If you're looking for a day out that will both amuse the kids and get them interested in IT, or simply a trip down Memory Lane, the National Museum of Computing, based at Bletchley Park on the outskirts of Milton Keynes, could be just the thing.
Not only does it have a working ICL 2900 mainframe, a bunch of PDP-11s and an air traffic control station that was in daily use at West Drayton just a few years ago, there's also a room containing all the personal computers you had as a kid - and they all still work and you can play with them...
Most famously though, the museum is home to a reconstruction of Colossus, the world's first programmable electronic digital computer. The original Colossus was built in 1944 to crack the Lorenz ciphers used by the German high command, but its existence was kept top secret for 30 years.
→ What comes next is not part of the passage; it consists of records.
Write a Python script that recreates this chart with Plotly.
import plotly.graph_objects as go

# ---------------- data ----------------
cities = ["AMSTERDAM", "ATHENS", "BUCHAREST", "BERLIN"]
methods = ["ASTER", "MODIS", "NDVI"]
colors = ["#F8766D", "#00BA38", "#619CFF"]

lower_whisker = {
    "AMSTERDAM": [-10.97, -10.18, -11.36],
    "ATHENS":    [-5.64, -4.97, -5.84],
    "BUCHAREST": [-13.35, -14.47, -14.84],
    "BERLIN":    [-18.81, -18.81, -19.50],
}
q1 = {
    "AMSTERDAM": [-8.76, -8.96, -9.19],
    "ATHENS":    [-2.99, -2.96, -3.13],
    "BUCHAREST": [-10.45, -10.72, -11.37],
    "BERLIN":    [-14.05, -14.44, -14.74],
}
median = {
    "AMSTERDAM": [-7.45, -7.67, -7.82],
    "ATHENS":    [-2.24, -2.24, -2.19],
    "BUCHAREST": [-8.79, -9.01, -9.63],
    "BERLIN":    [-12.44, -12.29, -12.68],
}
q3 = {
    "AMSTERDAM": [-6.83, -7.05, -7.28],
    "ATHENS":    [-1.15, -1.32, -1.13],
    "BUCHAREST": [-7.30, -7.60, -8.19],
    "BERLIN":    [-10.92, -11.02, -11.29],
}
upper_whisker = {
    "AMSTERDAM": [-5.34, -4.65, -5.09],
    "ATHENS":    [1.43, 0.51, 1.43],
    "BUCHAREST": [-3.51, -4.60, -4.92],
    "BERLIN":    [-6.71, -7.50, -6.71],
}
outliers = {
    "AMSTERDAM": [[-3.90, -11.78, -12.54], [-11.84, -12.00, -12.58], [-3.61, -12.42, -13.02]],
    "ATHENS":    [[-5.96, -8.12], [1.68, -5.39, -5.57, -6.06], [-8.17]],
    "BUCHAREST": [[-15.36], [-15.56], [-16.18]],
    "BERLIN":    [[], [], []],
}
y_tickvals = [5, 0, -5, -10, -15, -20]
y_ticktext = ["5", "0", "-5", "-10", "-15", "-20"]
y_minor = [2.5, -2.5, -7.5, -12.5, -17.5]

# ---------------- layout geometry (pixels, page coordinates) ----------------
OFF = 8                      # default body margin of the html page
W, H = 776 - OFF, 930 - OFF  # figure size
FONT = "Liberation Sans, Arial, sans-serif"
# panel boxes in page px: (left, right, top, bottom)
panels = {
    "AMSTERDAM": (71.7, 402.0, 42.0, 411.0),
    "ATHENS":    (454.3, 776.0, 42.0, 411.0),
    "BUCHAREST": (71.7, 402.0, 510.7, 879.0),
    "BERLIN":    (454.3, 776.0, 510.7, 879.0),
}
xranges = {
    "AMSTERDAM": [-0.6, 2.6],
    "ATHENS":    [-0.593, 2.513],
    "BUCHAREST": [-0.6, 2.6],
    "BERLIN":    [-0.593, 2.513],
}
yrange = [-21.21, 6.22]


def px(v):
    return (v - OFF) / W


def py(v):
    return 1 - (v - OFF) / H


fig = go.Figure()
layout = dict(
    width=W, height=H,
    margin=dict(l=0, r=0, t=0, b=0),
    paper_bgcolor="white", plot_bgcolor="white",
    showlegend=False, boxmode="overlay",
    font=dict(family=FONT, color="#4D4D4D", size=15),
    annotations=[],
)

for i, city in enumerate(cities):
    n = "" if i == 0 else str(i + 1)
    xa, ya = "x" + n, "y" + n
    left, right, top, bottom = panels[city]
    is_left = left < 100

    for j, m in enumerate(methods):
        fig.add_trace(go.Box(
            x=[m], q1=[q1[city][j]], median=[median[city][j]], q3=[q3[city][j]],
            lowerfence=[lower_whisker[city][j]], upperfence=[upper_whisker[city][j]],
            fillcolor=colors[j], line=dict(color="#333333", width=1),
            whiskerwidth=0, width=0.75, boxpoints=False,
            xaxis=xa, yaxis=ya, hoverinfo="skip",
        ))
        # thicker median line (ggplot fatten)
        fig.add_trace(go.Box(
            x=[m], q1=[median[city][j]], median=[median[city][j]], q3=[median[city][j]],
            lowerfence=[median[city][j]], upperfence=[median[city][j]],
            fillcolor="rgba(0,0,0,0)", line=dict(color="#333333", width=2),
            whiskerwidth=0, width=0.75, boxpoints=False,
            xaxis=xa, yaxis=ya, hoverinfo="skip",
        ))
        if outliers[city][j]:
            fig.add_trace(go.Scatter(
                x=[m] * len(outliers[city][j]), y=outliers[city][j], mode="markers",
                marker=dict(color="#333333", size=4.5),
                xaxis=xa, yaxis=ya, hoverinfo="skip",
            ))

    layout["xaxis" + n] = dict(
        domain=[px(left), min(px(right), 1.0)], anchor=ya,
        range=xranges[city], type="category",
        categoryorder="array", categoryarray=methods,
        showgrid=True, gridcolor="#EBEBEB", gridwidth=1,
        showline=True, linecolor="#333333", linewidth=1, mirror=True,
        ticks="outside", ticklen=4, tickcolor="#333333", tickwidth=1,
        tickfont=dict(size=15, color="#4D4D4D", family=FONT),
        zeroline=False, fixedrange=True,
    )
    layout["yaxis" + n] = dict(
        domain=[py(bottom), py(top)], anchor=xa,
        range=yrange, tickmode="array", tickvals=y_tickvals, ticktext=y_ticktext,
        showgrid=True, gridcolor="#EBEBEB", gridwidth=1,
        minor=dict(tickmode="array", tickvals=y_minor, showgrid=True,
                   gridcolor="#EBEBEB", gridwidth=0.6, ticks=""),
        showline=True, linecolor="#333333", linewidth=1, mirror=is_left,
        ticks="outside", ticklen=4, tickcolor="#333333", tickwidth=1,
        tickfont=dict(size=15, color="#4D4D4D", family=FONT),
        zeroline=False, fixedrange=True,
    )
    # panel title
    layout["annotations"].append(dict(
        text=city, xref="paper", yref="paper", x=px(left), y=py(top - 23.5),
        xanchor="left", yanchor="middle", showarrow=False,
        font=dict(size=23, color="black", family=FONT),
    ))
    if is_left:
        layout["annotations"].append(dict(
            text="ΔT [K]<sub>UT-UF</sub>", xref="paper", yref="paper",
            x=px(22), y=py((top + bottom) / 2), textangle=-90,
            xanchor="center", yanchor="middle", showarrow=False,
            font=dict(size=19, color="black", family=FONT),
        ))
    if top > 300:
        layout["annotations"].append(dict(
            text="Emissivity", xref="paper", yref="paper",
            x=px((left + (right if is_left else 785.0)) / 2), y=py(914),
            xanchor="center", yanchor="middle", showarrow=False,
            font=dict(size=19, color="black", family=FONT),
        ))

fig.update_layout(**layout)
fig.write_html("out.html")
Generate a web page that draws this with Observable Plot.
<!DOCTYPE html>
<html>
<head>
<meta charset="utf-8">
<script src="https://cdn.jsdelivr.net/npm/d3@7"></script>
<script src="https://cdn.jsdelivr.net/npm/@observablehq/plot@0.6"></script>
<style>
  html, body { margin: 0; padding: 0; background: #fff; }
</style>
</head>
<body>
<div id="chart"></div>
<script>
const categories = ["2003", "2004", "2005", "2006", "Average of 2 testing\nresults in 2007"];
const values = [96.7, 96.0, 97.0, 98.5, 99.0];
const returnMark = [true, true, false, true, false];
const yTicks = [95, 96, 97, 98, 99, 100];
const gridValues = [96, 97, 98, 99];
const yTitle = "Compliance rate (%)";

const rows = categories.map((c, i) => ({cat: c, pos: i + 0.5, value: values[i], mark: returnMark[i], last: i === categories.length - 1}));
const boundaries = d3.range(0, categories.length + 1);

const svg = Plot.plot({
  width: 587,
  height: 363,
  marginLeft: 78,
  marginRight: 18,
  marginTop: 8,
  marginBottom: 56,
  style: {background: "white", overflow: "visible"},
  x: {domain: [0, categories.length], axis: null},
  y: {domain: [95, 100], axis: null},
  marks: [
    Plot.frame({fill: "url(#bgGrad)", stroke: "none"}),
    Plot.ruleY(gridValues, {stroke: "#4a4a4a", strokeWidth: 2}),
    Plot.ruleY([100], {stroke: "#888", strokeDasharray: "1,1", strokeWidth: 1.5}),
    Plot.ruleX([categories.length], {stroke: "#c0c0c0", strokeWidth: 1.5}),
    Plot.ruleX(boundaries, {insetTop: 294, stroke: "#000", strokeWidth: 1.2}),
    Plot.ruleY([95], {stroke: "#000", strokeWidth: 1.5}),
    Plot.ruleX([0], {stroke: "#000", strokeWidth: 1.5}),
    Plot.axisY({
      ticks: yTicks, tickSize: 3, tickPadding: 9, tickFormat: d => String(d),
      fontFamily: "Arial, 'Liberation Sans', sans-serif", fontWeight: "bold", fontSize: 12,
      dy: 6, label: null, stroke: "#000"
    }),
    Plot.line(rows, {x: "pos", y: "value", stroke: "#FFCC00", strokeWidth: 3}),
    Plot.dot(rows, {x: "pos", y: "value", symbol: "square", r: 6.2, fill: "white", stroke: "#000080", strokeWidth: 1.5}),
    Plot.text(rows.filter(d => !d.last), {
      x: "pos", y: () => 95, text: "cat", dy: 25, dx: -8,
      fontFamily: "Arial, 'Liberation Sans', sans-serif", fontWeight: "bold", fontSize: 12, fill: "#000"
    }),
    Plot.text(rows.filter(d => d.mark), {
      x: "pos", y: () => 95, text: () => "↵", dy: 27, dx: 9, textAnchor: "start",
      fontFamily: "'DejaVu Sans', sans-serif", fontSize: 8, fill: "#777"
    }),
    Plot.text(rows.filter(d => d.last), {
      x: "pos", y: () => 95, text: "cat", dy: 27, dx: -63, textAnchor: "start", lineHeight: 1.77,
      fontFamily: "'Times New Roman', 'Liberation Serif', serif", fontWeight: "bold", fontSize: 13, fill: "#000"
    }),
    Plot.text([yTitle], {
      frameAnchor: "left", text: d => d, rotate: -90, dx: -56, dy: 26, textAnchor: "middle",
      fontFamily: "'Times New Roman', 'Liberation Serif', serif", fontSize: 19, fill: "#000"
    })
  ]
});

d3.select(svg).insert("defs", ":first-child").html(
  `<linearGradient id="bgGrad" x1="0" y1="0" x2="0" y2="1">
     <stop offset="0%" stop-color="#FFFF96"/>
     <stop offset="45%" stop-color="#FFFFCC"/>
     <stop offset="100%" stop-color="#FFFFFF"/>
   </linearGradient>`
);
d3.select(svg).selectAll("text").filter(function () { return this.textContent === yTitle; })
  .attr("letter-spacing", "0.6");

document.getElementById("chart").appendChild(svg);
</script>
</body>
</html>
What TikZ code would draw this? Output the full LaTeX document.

Why was it kept secret for so long? Because it was known that the Allies had broken Enigma, yet long after the war some countries were still using Lorenz-type ciphers, described by computer historian and Colossus rebuilder Tony Sale (seen above) as "a million times stronger than Enigma", not realising that the Bletchley Park experts had cracked that too.
That's why while the official line was that all ten of the Colossus machines built were dismantled on Churchill's orders in 1946, it wasn't true. A couple were spirited away to GCHQ - Tony Sale understands that one was still running in Cheltenham in the early 1960s - and it's also rumoured that one ended up in the possession of the US National Security Administration (NSA).
Now though, the museum needs help. It's trying to raise a £7 million endowment, which museum trustee Jon Fell says should be enough to keep it running into the future. Among the first corporate sponsors to sign up were IBM and PGP, but more are still needed.
Fell stresses that the museum, which currently opens on three afternoons a week, wants to have as much as possible of its collection not just working, but usable by visitors.
"The aim is to produce an educational experience, to get people thinking how computing affects their lives - both the good things and the risks," he says.
"We hope this will be an inspiration for young people who come in to learn about computers, helping them get a perspective on the technology we have today," adds IBM's Andrew Hart.
PGP's Phil Dunkelberger agrees: "Today we live in a disposable society that forgets its past, and as everyone knows, if you forget your past, you're destined to repeat it."
He described the museum's campaign for funding as "the call of a debt that is owed by anyone in the IT industry. For example, we as PGP would not have a business today without the work done here at Bletchley - it was the on-ramp for many of the ideas we reply on today."
Although entrance to the computing museum is covered by the £6 to £10 entry fee to Bletchley Park, where it occupies the WW2 buildings which originally housed Colossus no. 9, it's a separate organisation.
(Indeed, Bletchley Park has its own funding appeals. In particular, it needs funds to preserve the famous wooden huts where the wartime codebreakers worked, but which were never designed to last this long, for all that they're now listed historic buildings.)
Does the UK need three computer museums? Perhaps not - and with the MoC currently in storage, and the CCH only open by appointment, consolidation could make a lot of sense. However, the three collections - plus a fourth display of computer exhibits at the Science Museum in London - all have subtly different aims, and of course different sponsors and backers, so I won't hold my breath waiting for it to happen.
In the mean time, get yourself over to Bletchley Park and learn just how much today's IT owes to those wartime pioneers. Weekends look the best times to visit, as more of it is open then. If you can't visit in person, you can donate to both the campaigns online.